The start of a brand-new year is the perfect time to revisit your savings goals and fine tune your personal financial plans.
We all need to be actively saving for retirement, no matter what age or stage of life, whether we’re salaried employees or independent contractors. The trick is understanding how we can maximize our savings and make the most of the funds we’re able to tuck away.
Why you should invest in an RRSP
A Registered Retirement Savings Plan (RRSP) is the government’s way of encouraging you to save for your future. It incentivizes saving twice: first, by giving you a tax deduction on any money you put in, on an annual basis. You pay less in income tax because your RRSP contributions are deductible from your taxable income.
The result? Either a bigger tax refund or a smaller tax bill. Keep in mind that you will indeed pay tax when you withdraw the money at retirement, but that will likely be at a lower rate because your income at that point will be lower.
The second big benefit occurs when you’re ready to retire, as you convert the funds into a steady stream of retirement income. For years your savings and interest will have compounded and grown sheltered from tax.
When to start
As soon as you start earning an income and filing a tax return with the Canada Revenue Agency (CRA), you can begin contributing to an RRSP. The earlier you start, the better, owing to compound interest and upward market trends over time.
Don’t worry about needing to have large amounts of money to sock away. With the Co-operators, you can start saving as little as $50 a month in an RRSP. It’s simply a smart savings plan that you contribute to over the course of your working life.
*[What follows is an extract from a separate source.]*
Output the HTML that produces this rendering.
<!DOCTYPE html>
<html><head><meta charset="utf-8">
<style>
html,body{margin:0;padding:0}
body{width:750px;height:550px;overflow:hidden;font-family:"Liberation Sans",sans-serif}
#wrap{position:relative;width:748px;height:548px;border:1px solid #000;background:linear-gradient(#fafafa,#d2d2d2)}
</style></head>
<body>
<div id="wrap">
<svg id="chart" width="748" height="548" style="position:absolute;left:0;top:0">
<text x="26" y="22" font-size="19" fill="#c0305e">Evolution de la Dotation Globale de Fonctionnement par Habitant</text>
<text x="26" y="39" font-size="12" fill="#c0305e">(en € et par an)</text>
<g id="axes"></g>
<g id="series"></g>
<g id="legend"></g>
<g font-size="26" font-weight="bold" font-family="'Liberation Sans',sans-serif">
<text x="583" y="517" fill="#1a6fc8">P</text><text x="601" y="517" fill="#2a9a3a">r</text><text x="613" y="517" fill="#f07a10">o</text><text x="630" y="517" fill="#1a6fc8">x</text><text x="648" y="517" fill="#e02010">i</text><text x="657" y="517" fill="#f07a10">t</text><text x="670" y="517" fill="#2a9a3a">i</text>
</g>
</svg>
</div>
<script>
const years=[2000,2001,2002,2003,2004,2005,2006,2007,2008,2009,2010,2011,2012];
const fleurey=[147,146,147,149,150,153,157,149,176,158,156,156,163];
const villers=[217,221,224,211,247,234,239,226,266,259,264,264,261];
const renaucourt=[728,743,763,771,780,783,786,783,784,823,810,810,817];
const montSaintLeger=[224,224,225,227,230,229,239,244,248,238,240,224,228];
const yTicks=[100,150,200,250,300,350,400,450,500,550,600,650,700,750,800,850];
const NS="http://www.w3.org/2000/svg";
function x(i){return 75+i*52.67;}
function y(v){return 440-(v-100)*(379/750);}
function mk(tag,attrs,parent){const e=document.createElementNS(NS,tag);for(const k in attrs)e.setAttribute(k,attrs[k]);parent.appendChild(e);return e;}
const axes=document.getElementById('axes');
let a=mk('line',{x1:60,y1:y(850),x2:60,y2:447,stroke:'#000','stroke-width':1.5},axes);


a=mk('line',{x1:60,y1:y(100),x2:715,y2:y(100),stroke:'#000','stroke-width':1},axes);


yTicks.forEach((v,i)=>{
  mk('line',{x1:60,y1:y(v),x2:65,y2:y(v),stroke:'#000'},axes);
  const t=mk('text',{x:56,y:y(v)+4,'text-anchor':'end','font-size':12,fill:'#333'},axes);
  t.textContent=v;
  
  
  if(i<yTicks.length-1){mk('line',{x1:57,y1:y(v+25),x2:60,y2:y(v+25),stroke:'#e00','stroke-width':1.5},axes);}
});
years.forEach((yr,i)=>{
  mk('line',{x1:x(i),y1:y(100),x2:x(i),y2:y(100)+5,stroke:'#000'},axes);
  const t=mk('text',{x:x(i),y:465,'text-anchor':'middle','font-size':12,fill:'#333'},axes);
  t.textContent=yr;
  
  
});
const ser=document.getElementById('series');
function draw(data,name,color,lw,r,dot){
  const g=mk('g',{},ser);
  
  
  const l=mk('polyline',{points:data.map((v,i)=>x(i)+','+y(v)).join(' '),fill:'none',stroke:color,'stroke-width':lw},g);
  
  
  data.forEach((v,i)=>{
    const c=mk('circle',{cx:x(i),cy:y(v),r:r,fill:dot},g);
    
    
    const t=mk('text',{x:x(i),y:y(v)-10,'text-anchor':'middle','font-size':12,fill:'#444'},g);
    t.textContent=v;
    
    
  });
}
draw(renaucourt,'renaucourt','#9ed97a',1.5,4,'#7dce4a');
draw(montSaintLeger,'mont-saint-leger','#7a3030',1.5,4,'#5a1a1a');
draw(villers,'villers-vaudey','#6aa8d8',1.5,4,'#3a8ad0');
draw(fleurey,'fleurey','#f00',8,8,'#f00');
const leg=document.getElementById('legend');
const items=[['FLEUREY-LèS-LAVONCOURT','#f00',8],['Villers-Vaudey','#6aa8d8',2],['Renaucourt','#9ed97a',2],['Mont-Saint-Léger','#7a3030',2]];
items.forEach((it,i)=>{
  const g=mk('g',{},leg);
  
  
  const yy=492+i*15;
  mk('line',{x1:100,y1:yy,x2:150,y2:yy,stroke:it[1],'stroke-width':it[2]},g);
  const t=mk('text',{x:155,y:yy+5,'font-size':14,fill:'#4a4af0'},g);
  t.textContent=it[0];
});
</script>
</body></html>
That said, you’re almost never too old to contribute to your retirement fund so don’t let your age stop you. You can deposit savings to your RRSP until December 31 of the year you turn 71. If you’re in your 40s, 50s and 60s you can still start to save.
When the time finally comes for you to retire, you can convert your RRSP account into a Registered Retirement Income Fund (RRIF) and start to withdraw an income—essentially paying yourself.
Many treat their RRSPs like a regular savings account and simply deposit money, leaving it untouched until retirement. Others choose to invest their money in common RRSP
investment vehicles, such as segregated funds or mutual funds.
Ways you can use your RRSP
For your retirement
RRSP accounts were mainly designed as a way to encourage Canadians to save for their retirements. The fact is that most of us will need savings of our own to supplement our government pensions and an RRSP is a smart way to ensure you’ll have additional retirement income.
The benefits are strongest when you convert your RRSP funds to an RRIF or an annuity. You do this before the end of the calendar year in which you turn 71, though if you retire earlier, you can do this sooner.
To help purchase your first home
You can withdraw from your RRSP without facing the usual tax implications if the money is put towards the purchase of your first home. The RRSP Home Buyer’s Plan is designed to help first-time homebuyers with the down payment required; it allows you to borrow up to $35,000 tax-free. You must repay the amount borrowed to your RRSP in equal increments over a period of 15 years, however, or you risk facing tax penalties.
To continue your education
The other scenario where you can withdraw funds without tax implications is if you are planning to continue your education. The RRSP Lifelong Learning Plan allows you to withdraw up to $10,000 per year to pay for full-time education or training for you or your spouse. You do have to pay these funds back in equal increments over the next 10 years, beginning the year after your first withdrawal.
Important details to remember
There is an important deadline to keep in mind: it’s 60 days past December 31 of each tax year. That means the last day you can make an RRSP contribution to reduce your tax bill for the previous year is March 1—or February 29, during a leap year.
You’ll also want to know the contribution limit. For the 2022 tax year, Canadians can save 18% of their income in an RRSP, up to a maximum of $29,210. If you have any unused contribution room from prior years, it is carried forward—so you may actually be able to tuck more away. You can find out what your individual RRSP contribution limit is for this year from your most recent Notice of Assessment from the CRA.